The battery revolution is under way and you can rightly expect some changes in the future once the technology has been fully implemented. You can envision a society that has moved to 100% autonomous driving, which hypothetically should reduce car accident making the roads much safer. Developing cost-effective battery storage will allow nationwide grids to regulate inflows of solar and wind power and continue to supply electricity on demand even as more dependable fossil fuel generation is phased out. As a result, renewable energy will become a much more crucial part of the energy mix. This could be potentially achieved through ‘flow batteries’, where energy is stored in the liquid electrolyte, which has the capacity to be recharged several times more than lithium-ion batteries. Second-hand batteries from electric vehicles can also be used for Grid-level storage for a much cheaper storage solution. Fossil fuel will eventually lose its relevance as wind and solar power becomes cheaper and bigger proportion of power generation. This scenario could result in a vicious or virtuous circle (depending on individual’s point of view) whereby continuous reduction in the capacity utilization for fossil fuel plants leads to increasing unit costs for fossil fuel energy, making renewables appear even cheaper. This could further stimulate greater investment in renewables, cutting down their costs even further.

So what is changing now?

Even though most of these advancements in battery technology are still mainly theoretical, however there is promise for the future.
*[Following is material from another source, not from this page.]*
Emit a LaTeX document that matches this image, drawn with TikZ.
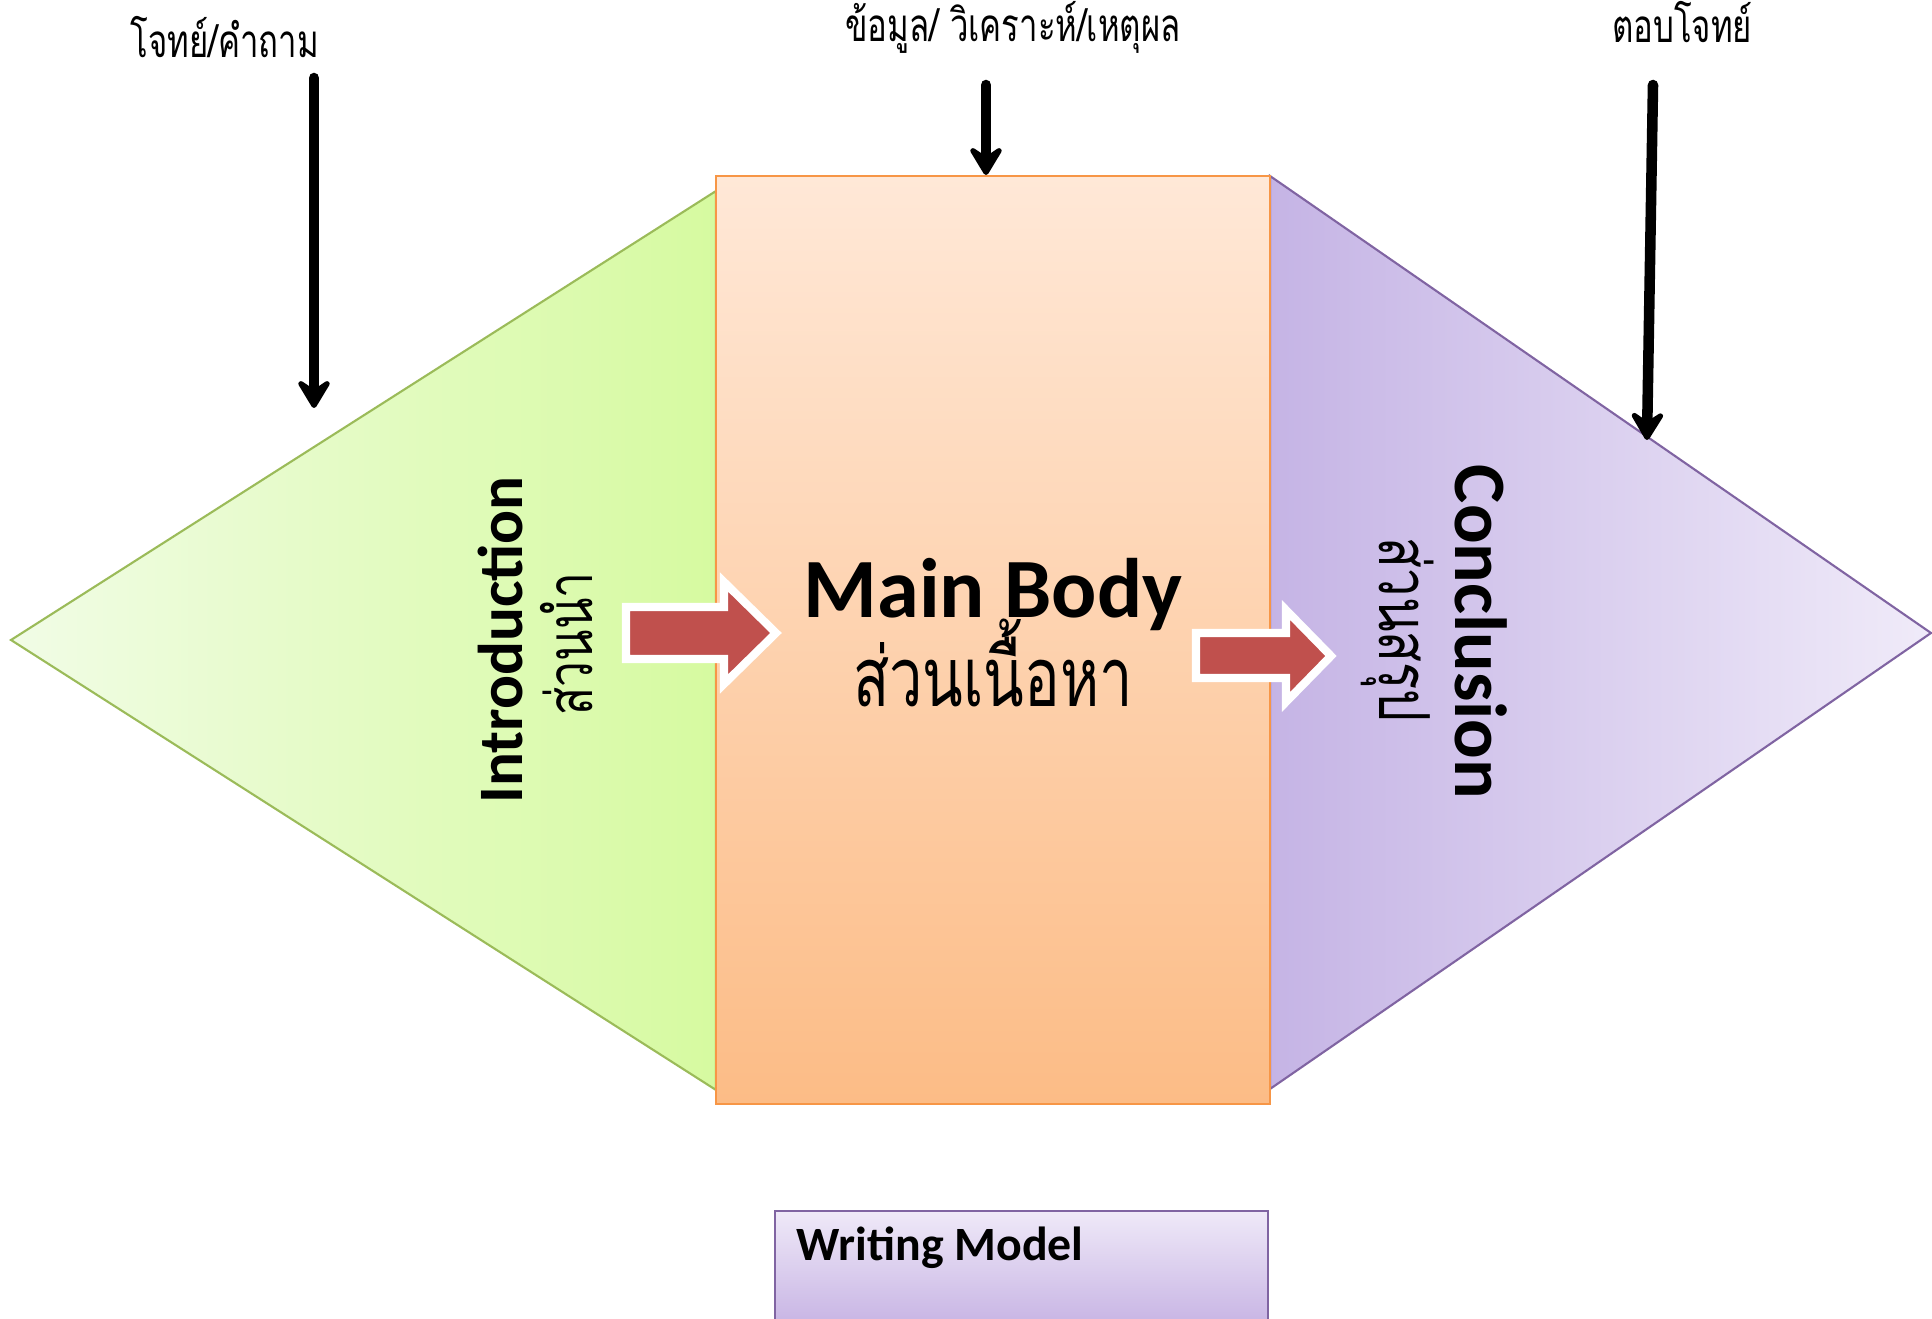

For instance, the battery’s energy density has more than doubled over the years which have led to reduction in the weight of battery within an electric car. In addition, the cost of electric vehicle battery has fallen by more than 90% from $1,000 per kWh to $273 and it is projected to fall to $109 by 2025. The technological advancement highlighted above is definitely not an exhaustive list of the developments that have been made, but one thing is for sure; electric vehicles will eventually become more common as batteries are improved. The impacts of advancement in battery technology will not only affect the transportation industry, but will also significantly transform global energy markets. As batteries are improved in combination with renewable energy sources, the need for gas, oil and coal will drastically reduce. So despite the perceived failings of batteries, the potential global impact that even fairly moderate developments can have is astonishing and thus must not be ignored.